In the listing below, locate the lines bearing the word "seaborn". Copy every one of them.

::: EXERCISE MATERIAL :::

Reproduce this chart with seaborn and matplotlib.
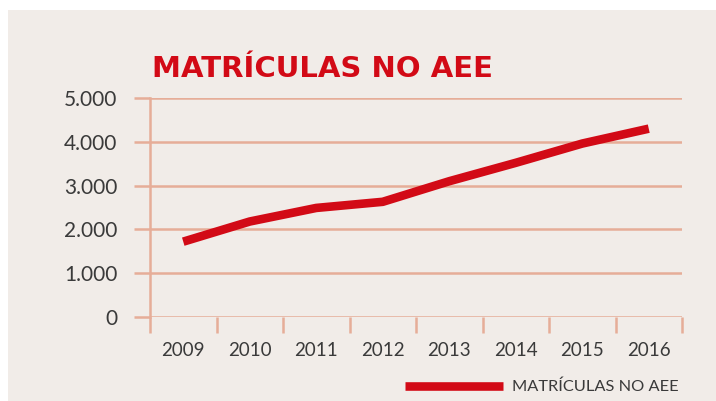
import matplotlib
matplotlib.use("Agg")
import matplotlib.pyplot as plt
import matplotlib.patches as patches
from matplotlib.ticker import FixedLocator, FuncFormatter
import seaborn as sns
import pandas as pd

# data
years = ["2009", "2010", "2011", "2012", "2013", "2014", "2015", "2016"]
matriculas = [1720, 2180, 2490, 2630, 3100, 3520, 3960, 4300]
y_ticks = [0, 1000, 2000, 3000, 4000, 5000]
series_name = "MATRÍCULAS NO AEE"
title = "MATRÍCULAS NO AEE"

df = pd.DataFrame({"ano": years, "matriculas": matriculas})

bg = "#F1ECE8"
grid_col = "#E6AD98"
red = "#D20A16"
txt = "#3A3A3A"

sns.set_style("white")
plt.rcParams["font.family"] = ["Lato", "DejaVu Sans"]

W, H = 716, 401
fig = plt.figure(figsize=(W / 100, H / 100), dpi=100)
fig.patch.set_facecolor("white")
# beige panel behind everything
fig.patches.append(patches.Rectangle((8 / W, 0), 1 - 8 / W, 1 - 10 / H,
                                     transform=fig.transFigure, facecolor=bg,
                                     edgecolor="none", zorder=-5))

ax = fig.add_axes([150 / W, 1 - 317 / H, (682 - 150) / W, (317 - 98) / H])
ax.patch.set_alpha(0)

sns.lineplot(data=df, x="ano", y="matriculas", ax=ax, color=red, linewidth=6.2,
             label=series_name, solid_capstyle="butt", solid_joinstyle="round",
             zorder=5)

ax.set_xlim(-0.5, len(years) - 0.5)
ax.set_ylim(0, 5000)
ax.set_yticks(y_ticks)
ax.yaxis.set_major_formatter(FuncFormatter(lambda v, p: f"{int(v):,}".replace(",", ".")))
ax.grid(axis="y", color=grid_col, linewidth=1.8, zorder=1)
ax.set_axisbelow(True)

for s in ["top", "right", "bottom"]:
    ax.spines[s].set_visible(False)
ax.spines["left"].set_color(grid_col)
ax.spines["left"].set_linewidth(1.8)

# ticks in grid colour: gridlines poke out left, boundaries below the x axis
ax.tick_params(axis="y", left=True, length=11.5, width=1.8, color=grid_col, pad=12,
               labelsize=15, labelcolor=txt)
ax.xaxis.set_minor_locator(FixedLocator([i - 0.5 for i in range(len(years) + 1)]))
ax.tick_params(axis="x", which="major", bottom=True, length=0, pad=18,
               labelsize=13.5, labelcolor=txt)
ax.tick_params(axis="x", which="minor", bottom=True, length=11.5, width=1.8,
               color=grid_col)
ax.set_xlabel("")
ax.set_ylabel("")

fig.text(152 / W, 1 - 77 / H, title, color=red, fontsize=21, fontweight="bold",
         family="DejaVu Sans", va="baseline", ha="left")

ax.legend(loc="center right", bbox_to_anchor=(679 / W, 1 - 387 / H),
          bbox_transform=fig.transFigure, frameon=False, fontsize=11.8,
          handlelength=6.0, handletextpad=0.55, borderpad=0, borderaxespad=0,
          labelcolor=txt)

fig.savefig("out.png", dpi=100, facecolor="white")
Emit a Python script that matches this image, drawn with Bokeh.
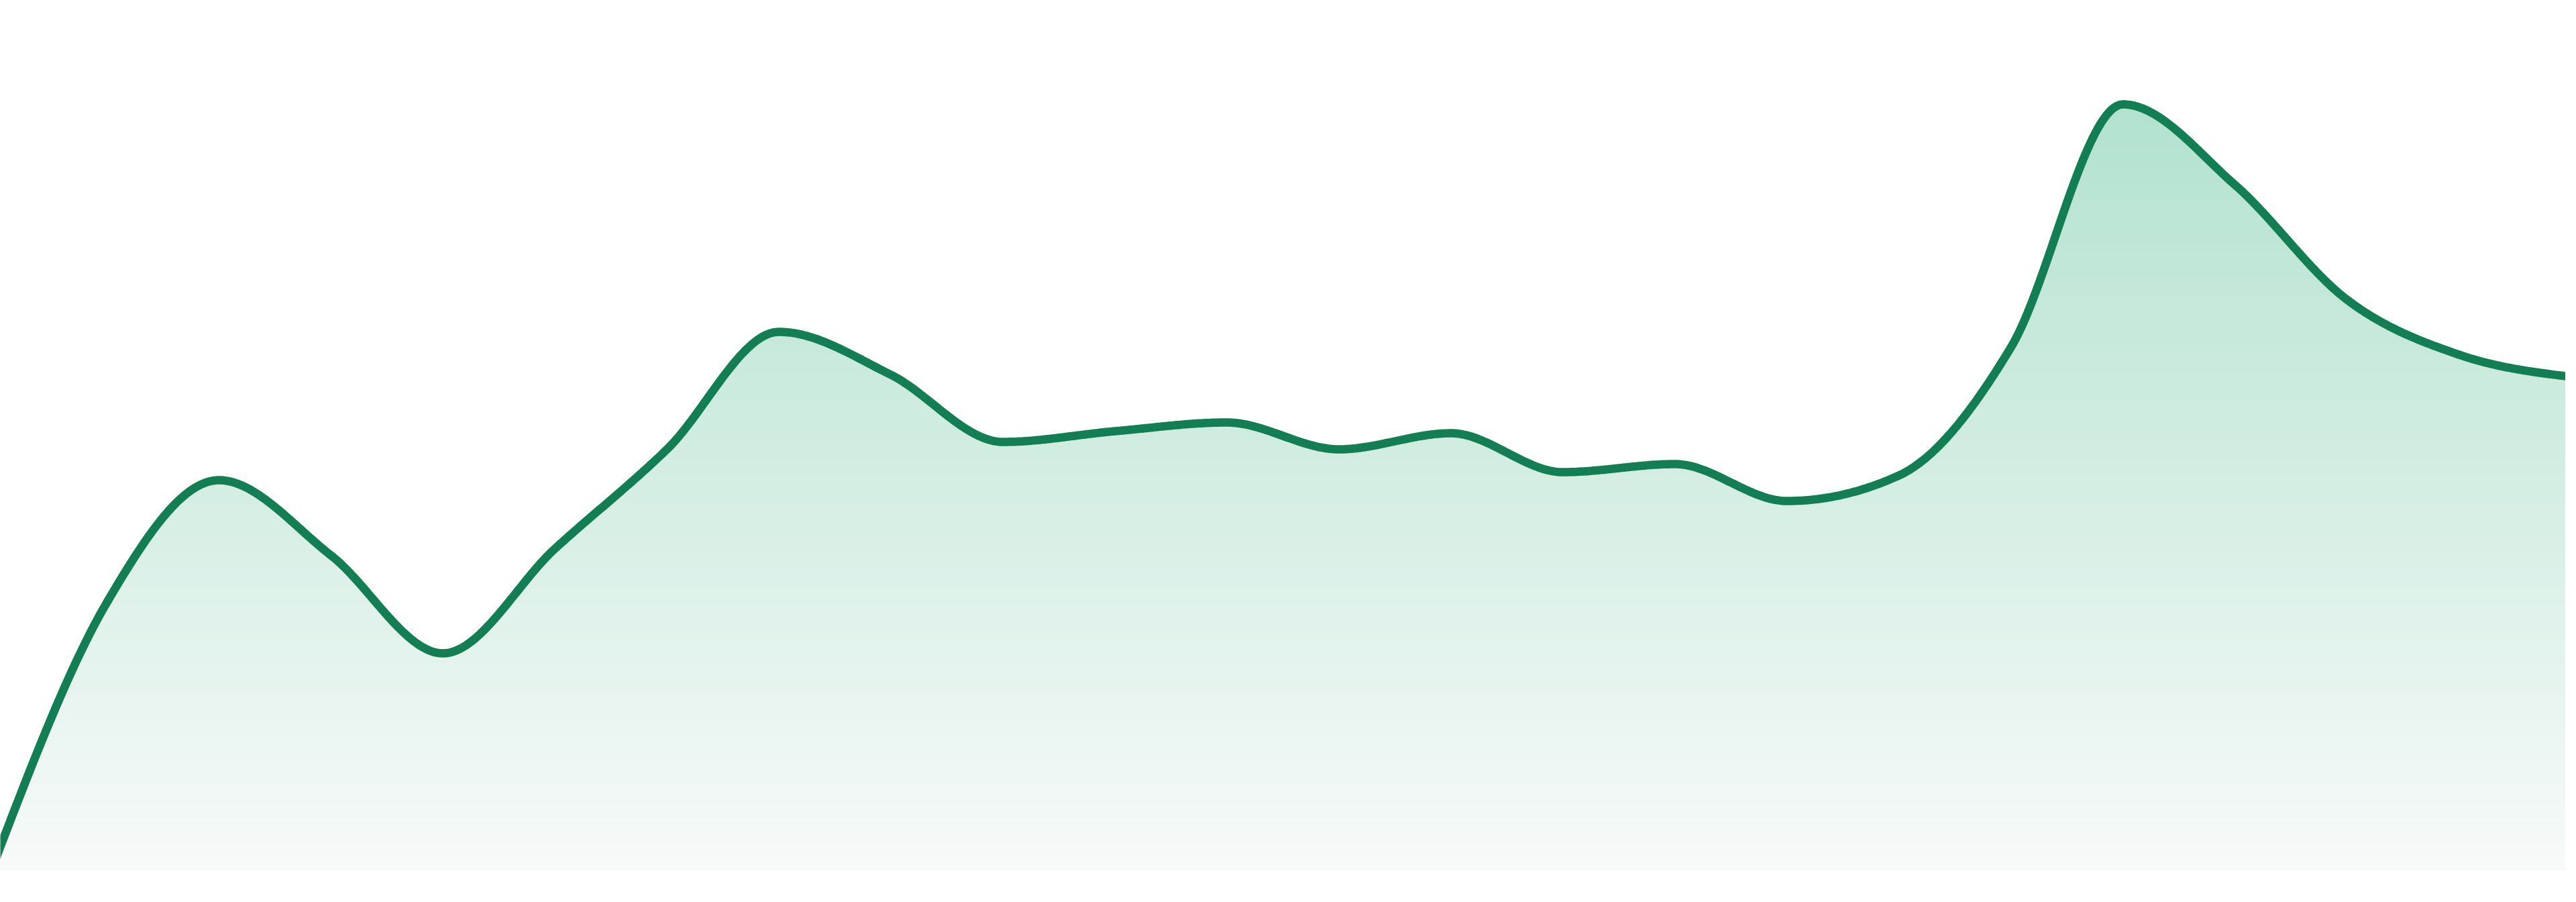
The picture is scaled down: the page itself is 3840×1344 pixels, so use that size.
import numpy as np
from bokeh.plotting import figure
from bokeh.models import Range1d
from bokeh.embed import file_html
from bokeh.resources import INLINE

# ---- data ----
periods = list(range(24))
values = [1.4, 39.9, 58.1, 46.9, 32.3, 47.9, 62.7, 80.2, 73.8, 63.8, 65.4, 66.7,
          62.7, 65.1, 59.3, 60.5, 55.0, 58.8, 77.9, 114.1, 102.1, 85.0, 76.8, 73.5]

LINE_COLOR = "#137d53"
TOP_RGB = (178, 226, 207)
BOTTOM_RGB = (247, 250, 249)


def monotone_x(x, y, n=48):
    """Monotone cubic (d3 curveMonotoneX style) rendering path through the data."""
    x = np.asarray(x, float)
    y = np.asarray(y, float)
    m = len(x)
    h = np.diff(x)
    s = np.diff(y) / h
    t = np.zeros(m)
    for i in range(1, m - 1):
        h0, h1, s0, s1 = h[i - 1], h[i], s[i - 1], s[i]
        p = (s0 * h1 + s1 * h0) / (h0 + h1)
        t[i] = (np.sign(s0) + np.sign(s1)) * min(abs(s0), abs(s1), 0.5 * abs(p))
    t[0] = (3 * s[0] - t[1]) / 2
    t[-1] = (3 * s[-1] - t[-2]) / 2
    xs, ys = [], []
    for i in range(m - 1):
        u = np.linspace(0, 1, n, endpoint=(i == m - 2))
        h00 = 2 * u**3 - 3 * u**2 + 1
        h10 = u**3 - 2 * u**2 + u
        h01 = -2 * u**3 + 3 * u**2
        h11 = u**3 - u**2
        xs.append(x[i] + u * h[i])
        ys.append(h00 * y[i] + h10 * h[i] * t[i] + h01 * y[i + 1] + h11 * h[i] * t[i + 1])
    return np.concatenate(xs), np.concatenate(ys)


xs, ys = monotone_x(periods, values)

W, H = 3824, 1328
step = 3840 / 23.0
p = figure(width=W, height=H, output_backend="svg", toolbar_location=None,
           x_range=Range1d(8 / step, (8 + W) / step),
           y_range=Range1d(-3.2, 129.6),
           min_border=0, min_border_left=0, min_border_right=0,
           min_border_top=0, min_border_bottom=0)
p.xaxis.visible = False
p.yaxis.visible = False
p.grid.visible = False
p.outline_line_color = None
p.background_fill_color = "white"
p.border_fill_color = "white"

# vertical gradient fill under the curve, built from stacked bands
top_v = max(values)
nb = 90
tops = np.linspace(top_v + 1.0, 0, nb, endpoint=False)
for tv in tops:
    mid = tv - (top_v + 1.0) / nb / 2
    frac = np.clip((top_v - mid) / top_v, 0, 1)
    rgb = tuple(int(round(a + (b - a) * frac)) for a, b in zip(TOP_RGB, BOTTOM_RGB))
    col = "#%02x%02x%02x" % rgb
    p.varea(x=xs, y1=np.zeros_like(ys), y2=np.minimum(ys, tv), fill_color=col, fill_alpha=1.0)

p.line(xs, ys, line_color=LINE_COLOR, line_width=12.5, line_join="round", line_cap="round")

open("out.html", "w").write(file_html(p, INLINE))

:::

• SOLUTION:
Reproduce this chart with seaborn and matplotlib.
import seaborn as sns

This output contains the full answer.